The Consumer Confidence Index cliff dove 9.8 points in June.
From the Press release:
The Conference Board Consumer Confidence Index® which had been on the rise for three consecutive months, declined sharply in June. The Index now stands at 52.9 (1985=100), down from 62.7 in May. The Present Situation Index decreased to 25.5 from 29.8. The Expectations Index declined to 71.2 from 84.6 last month.
Those saying conditions are “good” decreased to 8.0 percent from 9.7 percent, while those saying business conditions are “bad” increased to 42.4 percent from 39.5 percent. Consumers’ assessment of the labor market was also less favorable. Those claiming jobs are “hard to get” increased to 44.8 percent from 43.9 percent, while those saying jobs are “plentiful” decreased to 4.3 percent from 4.6 percent.
Consumers’ short-term outlook, which had improved significantly last month, turned more pessimistic in June. Those anticipating an improvement in business conditions over the next six months decreased to 17.2 percent from 22.8 percent, while those expecting conditions will worsen rose to 14.9 percent from 11.9 percent.
Consumers were also much less optimistic about future job prospects. The percentage of consumers anticipating more jobs in the months ahead decreased to 16.0 percent from 20.2 percent, while those anticipating fewer jobs increased to 20.8 percent from 17.8 percent.
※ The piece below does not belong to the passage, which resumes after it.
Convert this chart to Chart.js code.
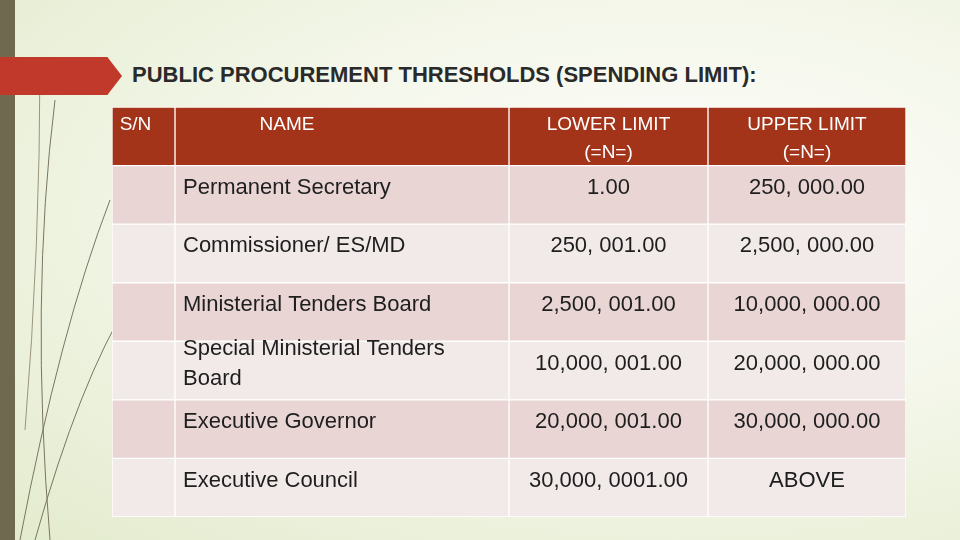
<!DOCTYPE html>
<html>
<head>
<style>
  body { margin:0; width:960px; height:540px; overflow:hidden; font-family:"Liberation Sans", Arial, sans-serif;
         background: radial-gradient(ellipse at 70% 40%, #ffffff 0%, #f4f7ea 45%, #e3ebcd 100%); position:relative; }
  #strip { position:absolute; left:0; top:0; width:15px; height:540px; background:#6f6a4f; }
  #arrow { position:absolute; left:0; top:57px; width:122px; height:38px; background:#c0392b;
           clip-path: polygon(0 0, 88% 0, 100% 50%, 88% 100%, 0 100%); }
  #title { position:absolute; left:132px; top:60px; width:700px; font-weight:bold; font-size:22px; color:#2a2a2a; line-height:30px; }
  #wrap { position:absolute; left:112px; top:107px; width:794px; height:410px; }
  svg { position:absolute; left:0; top:0; }
</style>
</head>
<body>
<div id="strip"></div>
<svg width="140" height="540">
  <path d="M50 540 Q30 300 55 100" stroke="#7a7560" stroke-width="1" fill="none"/>
  <path d="M20 540 Q60 330 110 200" stroke="#7a7560" stroke-width="1" fill="none"/>
  <path d="M35 540 Q80 380 130 300" stroke="#7a7560" stroke-width="1" fill="none"/>
  <path d="M25 430 Q40 250 40 60" stroke="#9a957a" stroke-width="1" fill="none"/>
</svg>
<div id="arrow"></div>
<div id="title">PUBLIC PROCUREMENT THRESHOLDS (SPENDING LIMIT):</div>
<div id="wrap"><canvas id="myChart"></canvas></div>
<script src="https://cdn.jsdelivr.net/npm/chart.js@4"></script>
<script>
var headers = [["S/N"], ["NAME"], ["LOWER LIMIT", "(=N=)"], ["UPPER LIMIT", "(=N=)"]];
var sn = ["", "", "", "", "", ""];
var names = [["Permanent Secretary"], ["Commissioner/ ES/MD"], ["Ministerial Tenders Board"],
             ["Special Ministerial Tenders", "Board"], ["Executive Governor"], ["Executive Council"]];
var lowerLimit = ["1.00", "250, 001.00", "2,500, 001.00", "10,000, 001.00", "20,000, 001.00", "30,000, 0001.00"];
var upperLimit = ["250, 000.00", "2,500, 000.00", "10,000, 000.00", "20,000, 000.00", "30,000, 000.00", "ABOVE"];

var colEdges = [0, 63, 397, 596, 794];
var rowLabels = ["h", "1", "2", "3", "4", "5", "6"];
var columns = [sn, names, lowerLimit, upperLimit];

function rowColor(i) { return i === 0 ? "#a33419" : (i % 2 === 1 ? "#e8d5d4" : "#f2eae9"); }

var datasets = columns.map(function (col, c) {
  return {
    data: rowLabels.map(function () { return [colEdges[c], colEdges[c + 1]]; }),
    backgroundColor: rowLabels.map(function (r, i) { return rowColor(i); }),
    borderColor: "#ffffff", borderWidth: 1, borderSkipped: false,
    categoryPercentage: 1, barPercentage: 1, grouped: false
  };
});

var textPlugin = {
  id: "cellText",
  afterDatasetsDraw: function (chart) {
    var ctx = chart.ctx;
    ctx.save();
    ctx.textBaseline = "middle";
    chart.data.datasets.forEach(function (ds, c) {
      chart.getDatasetMeta(c).data.forEach(function (el, i) {
        var lines = i === 0 ? headers[c] : [].concat(columns[c][i - 1]);
        var left = Math.min(el.x, el.base), right = Math.max(el.x, el.base);
        if (i === 0) {
          ctx.fillStyle = "#ffffff"; ctx.font = "19px 'Liberation Sans', Arial";
          ctx.textAlign = "center";
          lines.forEach(function (t, k) { ctx.fillText(t, (left + right) / 2 + (c === 1 ? -55 : 0) - (c === 0 ? 8 : 0), el.y - 12 + k * 28); });
        } else {
          ctx.fillStyle = "#1e1e1e"; ctx.font = "22px 'Liberation Sans', Arial";
          var start = el.y - (lines.length - 1) * 15 - 7;
          ctx.textAlign = c === 1 ? "left" : "center";
          var x = c === 1 ? left + 8 : (left + right) / 2;
          lines.forEach(function (t, k) { ctx.fillText(t, x, start + k * 30); });
        }
      });
    });
    ctx.restore();
  }
};

new Chart(document.getElementById("myChart"), {
  type: "bar",
  data: { labels: rowLabels, datasets: datasets },
  options: {
    indexAxis: "y", responsive: true, maintainAspectRatio: false, animation: false,
    layout: { padding: 0 },
    plugins: { legend: { display: false }, tooltip: { enabled: false } },
    scales: {
      x: { type: "linear", min: 0, max: 794, display: false },
      y: { display: false }
    }
  },
  plugins: [textPlugin]
});
</script>
</body>
</html>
The proportion of consumers anticipating an increase in their incomes declined to 10.6 percent from 11.4 percent.
Another animal spirit type of public perception index, the University of Michigan Sentiment Index, released last week, was up 2.4 pts from May.
Although confidence rose modestly in June to 76.0 from 73.6 in May and 70.8 last June, the gain was enough to push the Sentiment Index to its highest level since January 2008. The cumulative gain from the low of 55.3 in November 2008 has restored half of the decline from the January 2007 peak of 96.9. The Expectations Index, a component of the Index of Leading Indicators, also reached its peak in January 2007—a year before the start of the recession and two years before it was declared by NBER. The Expectations Index recorded its trough in June 2008, also about one year before the end of the recession—although NBER has yet to declare an end date.
Unfortunately, during the past 12 months the Expectations Index has not posted any further gains, signaling that consumers expect a very slow pace of growth in the year ahead.
While both of these indices are glorified polls, with consumer confidence being a 5,000 per sample size and the University of Michigan sentiment index 500, it shows the high unemployment rate, never ending foreclosures and other economic malaise has come home to roost in the public's mind.
When the public feels bad about the economy, they do not consume, which affects GDP.